During the last few months, I have been working with colleagues Alex Singleton and Les Dolega on a CDRC project with the objective to estimate the extent and volume of potential patronage flows between retail centres, that is the catchment area of retail centres. An output of our work is the huff-tools library in R that can be used to develop a Huff retail gravity model, as I will describe in this post. The Huff model can be used to obtain the probability of a customer from an origin location i patronising a retail centre in destination j. Based on the Huff model, the probability is greater the closer a customer is to the retail centre and the more attractive that retail centre is, or a bit more formally:

P_ij = A_j^a D_ij^-b / Σ₁^N A_j^a D_ij^-b
Where P_ij the probability of a consumer from a location i patronising a retail centre j, A_j a measure of attractiveness of the retail centre j, D_ij a measure of distance between i and j, a (alpha) the exponent of attractiveness, b (beta) the exponent of distance and N the number of retail centres. The denominator of the Huff model provides a way of standardising the numerator so that the sum of probabilities for each point of origin add up to 1 and, hence, it allows to consider the effect of competition between retail centres.

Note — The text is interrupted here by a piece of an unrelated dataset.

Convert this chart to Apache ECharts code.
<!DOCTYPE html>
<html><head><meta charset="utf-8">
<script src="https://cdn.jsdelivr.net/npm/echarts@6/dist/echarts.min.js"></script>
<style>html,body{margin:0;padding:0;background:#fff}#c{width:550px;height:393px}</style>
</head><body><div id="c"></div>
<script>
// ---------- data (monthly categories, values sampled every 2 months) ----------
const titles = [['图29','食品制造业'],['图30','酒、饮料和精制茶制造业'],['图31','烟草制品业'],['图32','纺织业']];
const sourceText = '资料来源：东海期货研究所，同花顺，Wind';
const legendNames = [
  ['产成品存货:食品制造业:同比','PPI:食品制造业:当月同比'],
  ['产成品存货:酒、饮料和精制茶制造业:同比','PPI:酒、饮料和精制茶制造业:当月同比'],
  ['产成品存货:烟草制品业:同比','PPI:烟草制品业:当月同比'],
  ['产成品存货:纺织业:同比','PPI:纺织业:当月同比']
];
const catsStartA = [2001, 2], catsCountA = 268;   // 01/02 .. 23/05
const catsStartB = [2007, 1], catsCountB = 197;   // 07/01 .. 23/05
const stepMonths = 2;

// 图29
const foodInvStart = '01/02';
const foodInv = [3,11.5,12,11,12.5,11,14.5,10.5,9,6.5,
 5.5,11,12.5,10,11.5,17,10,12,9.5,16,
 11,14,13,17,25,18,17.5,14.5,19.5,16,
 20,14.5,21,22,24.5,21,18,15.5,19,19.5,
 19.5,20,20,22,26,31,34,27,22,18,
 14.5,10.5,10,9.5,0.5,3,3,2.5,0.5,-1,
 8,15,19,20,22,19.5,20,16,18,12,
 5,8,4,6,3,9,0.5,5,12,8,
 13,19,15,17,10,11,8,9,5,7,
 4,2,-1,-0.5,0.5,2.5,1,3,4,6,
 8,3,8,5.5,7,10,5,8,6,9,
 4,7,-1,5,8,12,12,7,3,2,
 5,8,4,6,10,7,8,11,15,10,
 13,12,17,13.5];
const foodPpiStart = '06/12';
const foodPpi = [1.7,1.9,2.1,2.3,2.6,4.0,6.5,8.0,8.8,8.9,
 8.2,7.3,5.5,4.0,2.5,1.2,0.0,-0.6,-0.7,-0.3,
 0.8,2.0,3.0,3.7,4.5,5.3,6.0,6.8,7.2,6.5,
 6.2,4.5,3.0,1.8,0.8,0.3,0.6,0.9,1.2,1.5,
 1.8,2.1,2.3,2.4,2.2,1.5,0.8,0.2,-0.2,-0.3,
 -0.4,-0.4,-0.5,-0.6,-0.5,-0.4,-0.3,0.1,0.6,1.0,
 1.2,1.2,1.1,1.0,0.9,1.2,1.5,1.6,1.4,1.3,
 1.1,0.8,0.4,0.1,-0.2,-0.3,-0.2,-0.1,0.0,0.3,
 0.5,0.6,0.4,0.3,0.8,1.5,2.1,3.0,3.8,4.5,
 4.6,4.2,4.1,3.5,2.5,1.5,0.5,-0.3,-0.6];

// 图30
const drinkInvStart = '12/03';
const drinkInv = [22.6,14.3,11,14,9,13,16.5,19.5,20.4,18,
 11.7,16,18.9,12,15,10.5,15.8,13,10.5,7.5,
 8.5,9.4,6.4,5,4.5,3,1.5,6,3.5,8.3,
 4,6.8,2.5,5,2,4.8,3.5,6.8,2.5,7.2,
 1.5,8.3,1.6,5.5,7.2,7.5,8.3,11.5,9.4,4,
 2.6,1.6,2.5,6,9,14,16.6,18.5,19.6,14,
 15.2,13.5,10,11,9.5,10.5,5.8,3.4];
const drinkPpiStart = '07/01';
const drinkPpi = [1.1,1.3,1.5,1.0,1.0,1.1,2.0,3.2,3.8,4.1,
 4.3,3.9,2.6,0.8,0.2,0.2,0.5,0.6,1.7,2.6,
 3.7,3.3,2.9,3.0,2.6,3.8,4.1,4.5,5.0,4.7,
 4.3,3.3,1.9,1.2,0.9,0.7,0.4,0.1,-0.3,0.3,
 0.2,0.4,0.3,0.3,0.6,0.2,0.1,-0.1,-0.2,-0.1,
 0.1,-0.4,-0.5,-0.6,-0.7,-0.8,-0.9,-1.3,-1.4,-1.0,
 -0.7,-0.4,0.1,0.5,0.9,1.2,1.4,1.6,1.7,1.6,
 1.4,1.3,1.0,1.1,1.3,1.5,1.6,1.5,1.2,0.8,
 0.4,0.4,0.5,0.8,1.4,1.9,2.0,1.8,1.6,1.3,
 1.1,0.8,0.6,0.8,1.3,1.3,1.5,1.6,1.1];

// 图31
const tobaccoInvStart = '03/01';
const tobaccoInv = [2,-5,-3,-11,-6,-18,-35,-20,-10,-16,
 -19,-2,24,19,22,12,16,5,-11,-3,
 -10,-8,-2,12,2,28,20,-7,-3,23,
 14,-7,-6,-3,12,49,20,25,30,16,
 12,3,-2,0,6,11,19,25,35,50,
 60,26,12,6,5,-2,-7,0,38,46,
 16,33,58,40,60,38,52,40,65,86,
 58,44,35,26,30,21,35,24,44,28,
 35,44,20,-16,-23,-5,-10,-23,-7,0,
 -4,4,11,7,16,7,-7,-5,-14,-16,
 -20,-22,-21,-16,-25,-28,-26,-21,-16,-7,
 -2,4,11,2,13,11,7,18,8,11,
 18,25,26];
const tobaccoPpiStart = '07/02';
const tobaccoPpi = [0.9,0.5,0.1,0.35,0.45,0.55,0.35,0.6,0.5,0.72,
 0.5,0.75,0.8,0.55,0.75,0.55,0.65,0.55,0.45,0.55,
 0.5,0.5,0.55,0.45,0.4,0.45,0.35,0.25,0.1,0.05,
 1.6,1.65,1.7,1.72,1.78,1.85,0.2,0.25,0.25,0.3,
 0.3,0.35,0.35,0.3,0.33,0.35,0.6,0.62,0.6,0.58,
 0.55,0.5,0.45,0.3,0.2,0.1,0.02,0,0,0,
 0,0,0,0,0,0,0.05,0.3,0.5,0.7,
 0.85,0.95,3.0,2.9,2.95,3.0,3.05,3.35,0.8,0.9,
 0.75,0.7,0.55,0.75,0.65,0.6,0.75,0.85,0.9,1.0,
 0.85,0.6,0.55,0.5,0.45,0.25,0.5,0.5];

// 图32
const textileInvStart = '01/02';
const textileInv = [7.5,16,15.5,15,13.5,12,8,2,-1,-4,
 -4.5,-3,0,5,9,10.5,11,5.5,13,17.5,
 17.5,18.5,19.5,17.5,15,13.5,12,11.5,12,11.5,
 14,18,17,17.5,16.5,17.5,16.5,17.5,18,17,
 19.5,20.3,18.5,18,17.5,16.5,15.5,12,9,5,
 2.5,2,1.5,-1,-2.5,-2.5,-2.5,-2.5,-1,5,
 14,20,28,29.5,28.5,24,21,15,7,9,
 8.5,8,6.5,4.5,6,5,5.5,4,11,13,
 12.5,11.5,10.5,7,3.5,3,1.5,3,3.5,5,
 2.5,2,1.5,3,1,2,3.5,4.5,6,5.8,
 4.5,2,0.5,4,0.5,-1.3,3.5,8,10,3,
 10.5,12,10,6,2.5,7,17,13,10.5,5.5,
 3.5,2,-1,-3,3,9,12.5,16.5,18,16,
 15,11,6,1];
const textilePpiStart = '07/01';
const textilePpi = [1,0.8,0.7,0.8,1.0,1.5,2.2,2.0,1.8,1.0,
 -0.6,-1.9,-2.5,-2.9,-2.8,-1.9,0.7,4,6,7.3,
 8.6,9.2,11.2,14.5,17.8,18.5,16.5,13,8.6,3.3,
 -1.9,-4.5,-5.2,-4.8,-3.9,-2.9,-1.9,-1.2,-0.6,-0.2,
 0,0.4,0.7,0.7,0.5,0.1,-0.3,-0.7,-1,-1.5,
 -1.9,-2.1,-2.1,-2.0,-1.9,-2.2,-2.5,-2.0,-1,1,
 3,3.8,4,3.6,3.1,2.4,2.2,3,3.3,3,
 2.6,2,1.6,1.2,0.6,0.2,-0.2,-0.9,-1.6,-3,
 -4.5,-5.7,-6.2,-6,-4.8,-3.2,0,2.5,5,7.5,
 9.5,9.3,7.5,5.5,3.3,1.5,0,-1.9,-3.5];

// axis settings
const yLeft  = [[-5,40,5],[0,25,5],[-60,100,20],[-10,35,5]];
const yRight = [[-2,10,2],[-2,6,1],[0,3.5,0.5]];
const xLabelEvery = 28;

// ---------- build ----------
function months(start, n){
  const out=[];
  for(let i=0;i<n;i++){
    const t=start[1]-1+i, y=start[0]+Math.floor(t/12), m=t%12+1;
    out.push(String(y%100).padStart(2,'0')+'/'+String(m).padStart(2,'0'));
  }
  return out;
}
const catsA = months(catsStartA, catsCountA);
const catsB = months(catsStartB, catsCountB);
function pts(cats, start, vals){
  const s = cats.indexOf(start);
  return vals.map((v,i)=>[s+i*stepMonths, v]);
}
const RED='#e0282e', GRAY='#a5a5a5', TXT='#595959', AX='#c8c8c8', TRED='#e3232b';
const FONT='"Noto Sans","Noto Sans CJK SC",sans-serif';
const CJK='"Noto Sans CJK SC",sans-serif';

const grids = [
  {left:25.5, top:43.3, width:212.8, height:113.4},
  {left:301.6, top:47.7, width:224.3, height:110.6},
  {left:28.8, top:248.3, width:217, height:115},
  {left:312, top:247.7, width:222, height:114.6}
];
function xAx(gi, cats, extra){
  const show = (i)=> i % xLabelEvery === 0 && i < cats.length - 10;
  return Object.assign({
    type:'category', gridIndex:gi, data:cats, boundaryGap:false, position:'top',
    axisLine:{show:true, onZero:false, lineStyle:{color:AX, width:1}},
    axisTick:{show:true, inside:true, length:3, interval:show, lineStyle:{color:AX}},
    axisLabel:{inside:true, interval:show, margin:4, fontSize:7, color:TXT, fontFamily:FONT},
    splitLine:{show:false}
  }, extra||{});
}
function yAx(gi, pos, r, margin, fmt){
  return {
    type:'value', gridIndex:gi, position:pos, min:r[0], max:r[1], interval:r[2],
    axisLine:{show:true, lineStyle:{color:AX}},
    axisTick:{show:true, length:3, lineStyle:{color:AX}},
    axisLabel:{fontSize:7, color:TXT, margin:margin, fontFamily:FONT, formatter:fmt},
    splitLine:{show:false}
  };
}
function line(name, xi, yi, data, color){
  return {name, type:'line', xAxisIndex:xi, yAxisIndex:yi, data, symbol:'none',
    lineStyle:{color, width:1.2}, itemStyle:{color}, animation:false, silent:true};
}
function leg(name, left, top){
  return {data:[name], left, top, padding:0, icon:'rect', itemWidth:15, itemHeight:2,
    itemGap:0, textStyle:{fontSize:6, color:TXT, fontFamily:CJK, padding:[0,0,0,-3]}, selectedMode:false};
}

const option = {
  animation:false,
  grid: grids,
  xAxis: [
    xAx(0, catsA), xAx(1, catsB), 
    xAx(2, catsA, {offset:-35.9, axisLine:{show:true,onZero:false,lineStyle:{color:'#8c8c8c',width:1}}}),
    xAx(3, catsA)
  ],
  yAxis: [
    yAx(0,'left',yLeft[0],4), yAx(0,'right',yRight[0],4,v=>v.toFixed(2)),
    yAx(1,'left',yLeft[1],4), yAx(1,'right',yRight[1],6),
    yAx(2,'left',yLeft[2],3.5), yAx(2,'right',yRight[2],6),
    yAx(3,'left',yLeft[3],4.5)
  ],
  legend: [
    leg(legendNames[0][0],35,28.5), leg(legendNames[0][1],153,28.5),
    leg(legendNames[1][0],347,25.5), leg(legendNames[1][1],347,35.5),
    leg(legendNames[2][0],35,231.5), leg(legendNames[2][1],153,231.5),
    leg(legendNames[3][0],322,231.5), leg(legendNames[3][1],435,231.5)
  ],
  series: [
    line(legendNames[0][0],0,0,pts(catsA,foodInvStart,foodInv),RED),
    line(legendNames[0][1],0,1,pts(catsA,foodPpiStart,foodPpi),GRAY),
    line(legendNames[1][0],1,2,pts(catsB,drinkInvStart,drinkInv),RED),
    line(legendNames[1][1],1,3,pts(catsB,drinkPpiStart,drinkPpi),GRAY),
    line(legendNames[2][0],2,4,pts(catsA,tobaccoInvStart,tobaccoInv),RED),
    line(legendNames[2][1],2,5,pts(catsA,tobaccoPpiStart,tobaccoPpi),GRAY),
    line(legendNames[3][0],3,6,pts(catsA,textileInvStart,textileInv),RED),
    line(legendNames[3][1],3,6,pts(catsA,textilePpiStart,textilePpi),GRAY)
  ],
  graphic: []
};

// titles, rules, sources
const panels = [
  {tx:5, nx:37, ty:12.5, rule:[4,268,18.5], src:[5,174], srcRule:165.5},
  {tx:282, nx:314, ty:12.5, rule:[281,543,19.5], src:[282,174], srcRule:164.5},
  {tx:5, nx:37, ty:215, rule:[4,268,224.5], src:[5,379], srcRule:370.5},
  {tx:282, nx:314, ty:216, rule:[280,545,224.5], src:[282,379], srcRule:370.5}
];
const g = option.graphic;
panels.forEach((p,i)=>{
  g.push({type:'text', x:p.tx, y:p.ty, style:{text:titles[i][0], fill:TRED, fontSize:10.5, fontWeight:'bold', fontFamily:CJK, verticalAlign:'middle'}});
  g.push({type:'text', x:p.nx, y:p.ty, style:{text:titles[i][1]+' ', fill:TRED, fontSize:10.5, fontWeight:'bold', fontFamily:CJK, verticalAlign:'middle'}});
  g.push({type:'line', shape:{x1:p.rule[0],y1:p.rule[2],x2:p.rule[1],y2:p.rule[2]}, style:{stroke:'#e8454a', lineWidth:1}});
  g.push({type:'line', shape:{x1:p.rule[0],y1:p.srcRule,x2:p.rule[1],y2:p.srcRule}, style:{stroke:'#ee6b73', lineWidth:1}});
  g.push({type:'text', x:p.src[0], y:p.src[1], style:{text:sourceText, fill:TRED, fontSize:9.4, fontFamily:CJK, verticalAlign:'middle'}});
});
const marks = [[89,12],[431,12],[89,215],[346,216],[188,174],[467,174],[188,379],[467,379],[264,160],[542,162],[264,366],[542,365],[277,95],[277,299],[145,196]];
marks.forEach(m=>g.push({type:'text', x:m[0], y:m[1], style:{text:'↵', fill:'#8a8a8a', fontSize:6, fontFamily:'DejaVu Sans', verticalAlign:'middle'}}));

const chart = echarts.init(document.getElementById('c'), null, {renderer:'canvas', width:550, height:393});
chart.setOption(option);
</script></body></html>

It is trivial to implement this in R, for example we can calculate the numerator of the Huff algorithm as follows:

huff_numerator <- function(destinations_attractiveness, alpha, distance, beta){
    return((destinations_attractiveness ^ alpha) / (distance ^ beta))
  }
huff <- mapply(huff_numerator, destinations_attractiveness, alpha, distance, beta)

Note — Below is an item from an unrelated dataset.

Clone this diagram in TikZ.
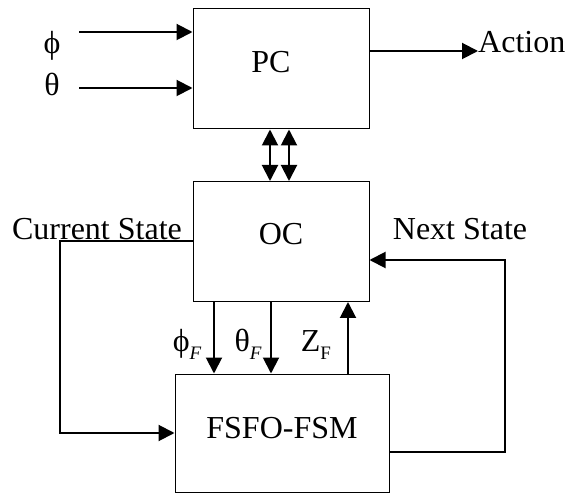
\documentclass[tikz,border=0pt]{standalone}
\usepackage{fontspec}
\setmainfont{Liberation Serif}
\usetikzlibrary{arrows.meta}
\newcommand\mysubtext[1]{\raisebox{-0.22em}{\fontsize{19}{19}\selectfont #1}}
\begin{document}
\begin{tikzpicture}[x=1pt,y=-1pt,
  blk/.style={draw,line width=1pt,minimum width=176pt,minimum height=120pt,inner sep=0pt},
  arr/.style={line width=2pt,-{Triangle[length=16pt,width=16pt]}},
  dbl/.style={line width=2pt,{Triangle[length=16pt,width=16pt]}-{Triangle[length=16pt,width=16pt]}},
  lbl/.style={font=\fontsize{32}{37}\selectfont,inner sep=0pt}]
\useasboundingbox (0,0) rectangle (565,494);
% blocks
\node[blk] (PC) at (281,69) {};
\node[blk] (OC) at (281,241.5) {};
\node[blk,minimum width=214pt,minimum height=118pt] (FS) at (282,433) {};
\node[lbl] (pct) at (271,62.5) {PC};
\node[lbl] (oct) at (281,234) {OC};
\node[lbl] (fst) at (282,428) {FSFO-FSM};
% inputs
\coordinate (phiS) at (79,32);
\coordinate (thS) at (79,88);
\draw[arr] (phiS) -- (phiS -| PC.west);
\draw[arr] (thS) -- (thS -| PC.west);
\node[lbl] (phi) at (52,46) {ϕ};
\node[lbl] (th) at (52,84) {θ};
% action
\node[lbl,anchor=base west] (act) at (478,53) {Action};
\draw[arr] ([yshift=18pt]PC.east) -- ([yshift=18pt]PC.east -| act.west);
% PC <-> OC
\draw[dbl] ([xshift=-11pt]PC.south) -- ([xshift=-11pt]OC.north);
\draw[dbl] ([xshift=8pt]PC.south) -- ([xshift=8pt]OC.north);
% OC <-> FSFO
\draw[arr] ([xshift=-67pt]OC.south) -- ([xshift=-67pt]OC.south |- FS.north);
\draw[arr] ([xshift=-10pt]OC.south) -- ([xshift=-10pt]OC.south |- FS.north);
\draw[arr] ([xshift=67pt]OC.south |- FS.north) -- ([xshift=67pt]OC.south);
\node[lbl,anchor=base] (phif) at (187,352) {ϕ\mysubtext{\itshape F}};
\node[lbl,anchor=base] (thf) at (248,352) {θ\mysubtext{\itshape F}};
\node[lbl,anchor=base] (zf) at (316,352) {Z\mysubtext{F}};
% state loops
\coordinate (csc) at (60,300);
\coordinate (nsc) at (505,300);
\draw[arr] (OC.west) -| (csc) |- (FS.west);
\draw[arr] ([yshift=-19pt]FS.east) -| (nsc) |- ([yshift=-18.5pt]OC.east);
\node[lbl,anchor=base] (cs) at (97,240) {Current State};
\node[lbl,anchor=base] (ns) at (460,240) {Next State};
\end{tikzpicture}
\end{document}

And then we can use the aggregate function in R to calculate the denominator by summing the huff values conditional on origin locations (i.e. sum of all huff values between a given origin and all destinations within the study area). Consequently, the huff probabilities can be obtained like so:

# Assuming we have the origin location names as vector in R (origins_name)
sum_huff_location <- aggregate(huff, by = list(origins_name), sum)
# Rename the fields of the data frame
names(sum_huff_location) <- c("origins_name", "sum_huff")
# Merge numerator and denominator
out <- merge(data.frame(origins_name, destinations_name, distance, huff), sum_huff_location, by="origins_name") 
# Calculate the huff probabilities
out$huff_probability <- with(out, huff / sum_huff)

The most interesting part of the ananlysis was to estimate the values of the parameters to plug in the Huff model and particularly (for my part of the project) to obtain a measure of distance between origin and destination locations. First, I will give a short description of the way we developed some of the parameters of the Huff model and then I will mostly focus on obtaining the distance parameter of the Huff model. Given that we wanted to apply the model at the national scale in England, we first selected as origin locations the centroids of LSOAs and as destinations all town centres and regional shopping centres in England. For the attractiveness score of the destinations, Les developed a composite indicator of attractiveness using data related to the number of retail stores and businesses in each town centre (e.g. number of anchor stores, number of leisure businesses). Concerning the alpha and beta parameters, it is advised to be estimated using actual data of customer flows, although the alpha parameter is often ignored by setting it equal to 1.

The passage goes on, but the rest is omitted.